Sunday, January 26, 2003

Getting High on the Euro

The Euro continues its rise. For the prestige of the ECB and the standing of the EU I suppose this is a good sign. But since this rise is more a 'dollar fall' and since what the economists love to call the 'fundamentals' don't seem to justify it at all, permit me to have my doubts. With low uptake of new tecnologies, sluggish momentum from the US and downright deflation in Japan, and ageing populations perhaps it will be more like a reamke of an old Eastwood movie: Hang-em High 2.
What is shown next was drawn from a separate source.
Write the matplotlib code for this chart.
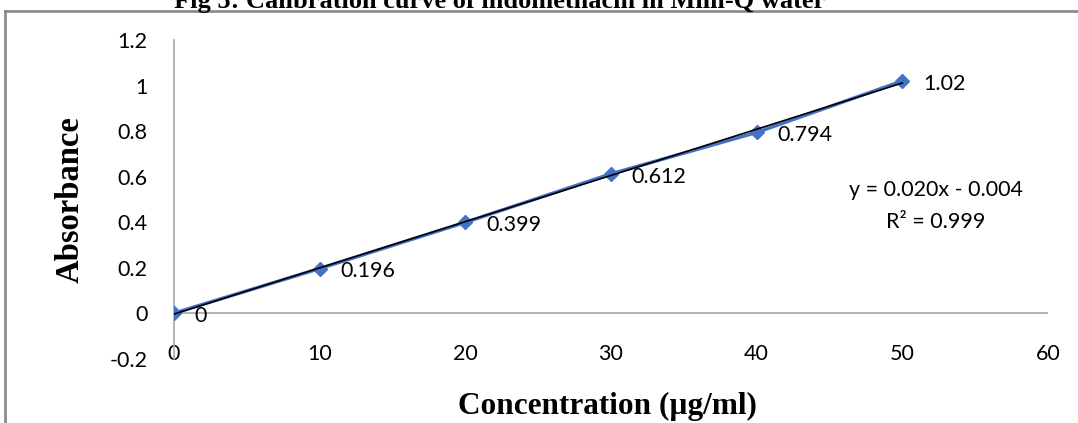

Clearly the rise in the Euro will have a deflationary impact on the European economy generally (remember the Chinese Yuan is pegged to the dollar), exports will decline and imports rise, and with deflation and not inflation the buzzword, all this doesn't augur too well. As the article blogged below points out, Europe as a whole is twice as dependent on exports as the US, with Germany (the EU motor?) especially vulnerable:

The strengthening euro is beginning to pinch European exporters, and it is increasing expectations that the European Central Bank will cut interest rates this year. In recent weeks, international companies ranging from beer brewers to electronics manufacturers have warned that the appreciating currency is chipping away at foreign sales and profits. All other factors equal, a rising euro makes European goods more expensive overseas, and therefore less competitive, or yields exporters smaller earnings when they convert foreign profits into euros. The cries are loudest in Germany and Ireland, the two euro-zone countries most reliant on exports. Last week, the euro briefly rose above $1.05 to a three-year high. It traded at $1.0417 late Friday in New York, making for a 16% rise over the past year against the dollar and a 6% rise against a basket of major currencies used by the ECB.

The common currency was intended partly to help shield the 12-nation euro bloc from currency shocks by creating a large, unified economy. But Europe is still more sensitive to currency fluctuations than is the U.S., because Europe's economy is nearly twice as reliant on trade. The ECB estimates that a 5% increase in the euro sustained for a year can knock as much as 0.9 percentage point off annual growth, seven times the impact a similar rise in the dollar would have on the U.S. For Germany, the euro zone's largest economy, sales to the U.S. dropped 15% in euro terms during the first 10 months of 2002, compared with a 9% increase in 2001 and double-digit rises during the previous three years. By value, 40% of Germany's manufactured output is exported. One firm feeling the pinch is Siemens AG. The electronics firm generates about 80% of its sales outside Germany. In the year ended Sept. 30, sales slipped 3% to 84 billion euros and new orders declined 7% to 86.2 billion euros -- partly because of currency moves.